Barbara Castiglioni, Il Giornale
«Così tra questa immensità s’annega il pensier mio: e il naufragar m’è dolce in questo mare». Gli immortali versi che chiudono l’Infinito di Leopardi possono essere considerati un manifesto del concetto di sublime, o di quello che, nel corso dei secoli, il sublime è venuto a significare.

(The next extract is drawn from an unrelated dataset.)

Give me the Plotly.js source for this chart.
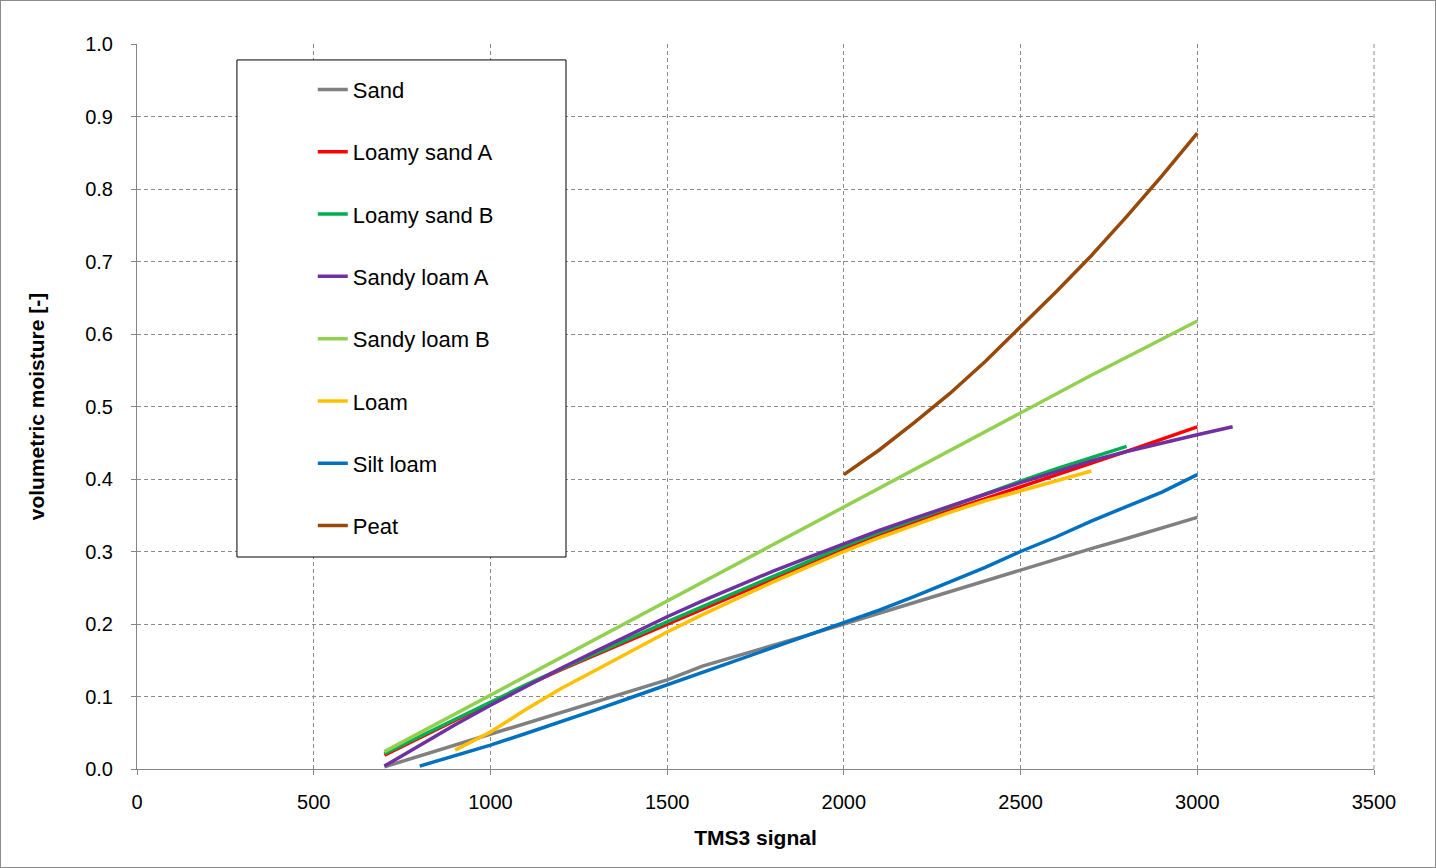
<!DOCTYPE html>
<html>
<head>
<meta charset="utf-8">
<title>TMS3 calibration curves</title>
<script src="https://cdn.plot.ly/plotly-3.0.1.min.js"></script>
<style>
  body { margin: 0; background: #fff; }
  #chart { position: absolute; left: 0; top: 0; width: 1436px; height: 868px; }
  #frame { position: absolute; left: 0; top: 0; width: 1436px; height: 868px;
           box-sizing: border-box; border: 1px solid #8c8c8c; pointer-events: none; }
</style>
</head>
<body>
<div id="chart"></div>
<div id="frame"></div>
<script>
// values, 100-step signal grid
const sandX = [700,800,900,1000,1100,1200,1300,1400,1500,1600,1700,1800,1900,2000,2100,2200,2300,2400,2500,2600,2700,2800,2900,3000];
const sandY = [0.003,0.018,0.033,0.048,0.063,0.078,0.093,0.108,0.123,0.142,0.156,0.170,0.185,0.200,0.215,0.230,0.245,0.260,0.275,0.289,0.304,0.318,0.333,0.347];

const loamySandAX = [700,800,900,1000,1100,1200,1300,1400,1500,1600,1700,1800,1900,2000,2100,2200,2300,2400,2500,2600,2700,2800,2900,3000];
const loamySandAY = [0.019,0.043,0.068,0.092,0.115,0.137,0.158,0.179,0.200,0.220,0.241,0.262,0.283,0.304,0.322,0.340,0.357,0.373,0.389,0.405,0.422,0.438,0.455,0.472];

const loamySandBX = [700,800,900,1000,1100,1200,1300,1400,1500,1600,1700,1800,1900,2000,2100,2200,2300,2400,2500,2600,2700,2800];
const loamySandBY = [0.021,0.045,0.069,0.093,0.116,0.138,0.160,0.182,0.203,0.224,0.245,0.265,0.286,0.307,0.326,0.344,0.362,0.380,0.397,0.414,0.430,0.445];

const sandyLoamAX = [700,800,900,1000,1100,1200,1300,1400,1500,1600,1700,1800,1900,2000,2100,2200,2300,2400,2500,2600,2700,2800,2900,3000,3100];
const sandyLoamAY = [0.004,0.033,0.061,0.088,0.114,0.139,0.163,0.187,0.210,0.232,0.253,0.273,0.292,0.311,0.329,0.346,0.363,0.379,0.395,0.410,0.425,0.438,0.450,0.461,0.472];

const sandyLoamBX = [700,800,900,1000,1100,1200,1300,1400,1500,1600,1700,1800,1900,2000,2100,2200,2300,2400,2500,2600,2700,2800,2900,3000];
const sandyLoamBY = [0.024,0.050,0.076,0.102,0.128,0.154,0.180,0.206,0.232,0.258,0.284,0.310,0.336,0.362,0.388,0.414,0.440,0.466,0.492,0.517,0.543,0.568,0.593,0.618];

const loamX = [900,1000,1100,1200,1300,1400,1500,1600,1700,1800,1900,2000,2100,2200,2300,2400,2500,2600,2700];
const loamY = [0.026,0.051,0.082,0.111,0.137,0.163,0.189,0.213,0.236,0.258,0.279,0.300,0.319,0.337,0.354,0.370,0.384,0.398,0.411];

const siltLoamX = [800,900,1000,1100,1200,1300,1400,1500,1600,1700,1800,1900,2000,2100,2200,2300,2400,2500,2600,2700,2800,2900,3000];
const siltLoamY = [0.004,0.018,0.033,0.049,0.065,0.082,0.099,0.116,0.133,0.150,0.167,0.184,0.201,0.219,0.238,0.258,0.278,0.300,0.320,0.342,0.362,0.382,0.406];

const peatX = [2000,2100,2200,2300,2400,2500,2600,2700,2800,2900,3000];
const peatY = [0.406,0.440,0.478,0.518,0.562,0.610,0.658,0.708,0.762,0.818,0.877];

const seriesNames = ['Sand','Loamy sand A','Loamy sand B','Sandy loam A','Sandy loam B','Loam','Silt loam','Peat'];
const seriesColors = ['#808080','#ff0000','#00b050','#7030a0','#92d050','#ffc000','#0070c0','#984807'];
const seriesData = [
  [sandX, sandY], [loamySandAX, loamySandAY], [loamySandBX, loamySandBY],
  [sandyLoamAX, sandyLoamAY], [sandyLoamBX, sandyLoamBY], [loamX, loamY],
  [siltLoamX, siltLoamY], [peatX, peatY]
];

const traces = seriesData.map((d, i) => ({
  x: d[0],
  y: d[1],
  type: 'scatter',
  mode: 'lines',
  name: seriesNames[i],
  legendgroup: 'g' + i,
  line: { color: seriesColors[i], width: 3.5 }
}));

const FONT = 'Liberation Sans, Arial, sans-serif';
const GRID = '#8c8c8c';

const layout = {
  width: 1436,
  height: 868,
  margin: { l: 137, r: 62, t: 44, b: 99 },
  paper_bgcolor: '#fff',
  plot_bgcolor: '#fff',
  font: { family: FONT, size: 20, color: '#000' },
  showlegend: true,
  legend: {
    x: 0.1421, y: 0.966, xanchor: 'left', yanchor: 'top',
    bgcolor: 'rgba(0,0,0,0)',
    borderwidth: 0,
    tracegroupgap: 30.7,
    font: { family: FONT, size: 22, color: '#000' }
  },
  xaxis: {
    range: [0, 3500],
    dtick: 500,
    tick0: 0,
    showline: true, linecolor: '#868686', linewidth: 1,
    showgrid: true, gridcolor: GRID, gridwidth: 1, griddash: '4px,3px',
    zeroline: false,
    ticks: 'outside', ticklen: 5, tickcolor: '#868686',
    ticklabelstandoff: 10,
    tickfont: { family: FONT, size: 20, color: '#000' },
    title: { text: '<b>TMS3 signal</b>', font: { family: FONT, size: 21, color: '#000' }, standoff: 18 }
  },
  yaxis: {
    range: [0, 1.0],
    dtick: 0.1,
    tick0: 0,
    tickformat: '.1f',
    showline: true, linecolor: '#868686', linewidth: 1,
    showgrid: true, gridcolor: GRID, gridwidth: 1, griddash: '4px,3px',
    zeroline: false,
    ticks: 'outside', ticklen: 5, tickcolor: '#868686',
    ticklabelstandoff: 14,
    tickfont: { family: FONT, size: 20, color: '#000' },
    title: { text: '<b>volumetric moisture [-]</b>', font: { family: FONT, size: 21, color: '#000' }, standoff: 34 }
  },
  shapes: [
    {
      // right-hand grid line at 3500, which plotly leaves out at the edge
      type: 'line', xref: 'paper', yref: 'paper',
      x0: 1, x1: 1, y0: 0, y1: 1,
      line: { color: GRID, width: 1, dash: '4px,3px' },
      layer: 'below'
    },
    {
      type: 'rect', xref: 'paper', yref: 'paper',
      x0: 0.0808, x1: 0.3468, y0: 0.2924, y1: 0.978,
      line: { color: '#000', width: 1 },
      fillcolor: '#fff',
      layer: 'above'
    }
  ]
};

Plotly.newPlot('chart', traces, layout, { displayModeBar: false, staticPlot: true });
</script>
</body>
</html>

Scritto nel primo secolo da un retore greco che si è provato a identificare con Dionisio di Alicarnasso o Cassio Longino, il trattato del Sublime è rimasto di autore ignoto, accrescendo ancora di più il fascino di un’opera seconda solo alla Poetica di Aristotele per l’influsso esercitato, come spiega Halliwell nell’introduzione alla nuova, maestosa edizione pubblicata ora dalla Fondazione Valla (Mondadori, pagg. 543, euro 50). Da Platone ad Orazio, da Michelangelo al «piacere frammisto di terrore» di Kant a Goethe, passando per il «dilettoso orrore» di Burke, da Bach a Friedrich e al suo mare di nebbia, da Schopenhauer a Schiller al «sublime in basso» di Victor Hugo fino al modernismo, che «conosce solo il primo tempo del sublime – lo smarrimento e l’annientamento del sé – ma non la sua riconfigurazione razionale», come sosteneva a ragione Weiskel, ricordato da Fusillo nel suo corposo saggio introduttivo, il sublime è stato discusso e inseguito in ogni fase della storia. Ma com’è possibile che uno scritto di retorica, concepito come una risposta polemica ad un omonimo trattato di Cecilio di Calatte, sia diventato un testo cardine della riflessione estetica dell’Occidente? Forse per l’ostinato rifiuto, da parte dell’autore, del contraffatto, dell’art pour art, nella convinzione che solo una grande anima, e non chi ha pensieri meschini, possa arrivare al sublime. O per l’idea che all’ispirazione dell’oratore – o dell’autore – debba corrispondere l’emozione di chi ascolta. O per gli slanci metafisici («se si guardasse complessivamente alla vita, considerando quanto la straordinarietà, la grandezza e la bellezza siano superiori in ogni cosa, si capirebbe subito per quali scopi esistiamo»), a cui si accompagna la straordinaria – e modernissima – intuizione che possa esistere un’armonia dissonante, «un ordine disordinato». Perché, in fondo, «il sublime distrugge tutte le cose come un fulmine» e una genialità «che non bada alle minuzie» deve essere sempre preferita all’infallibilità senza sussulti: certo, Apollonio Rodio si rivela un poeta infallibile, scrive l’Anonimo, «ma tu vorresti essere, al dunque, Omero o Apollonio?».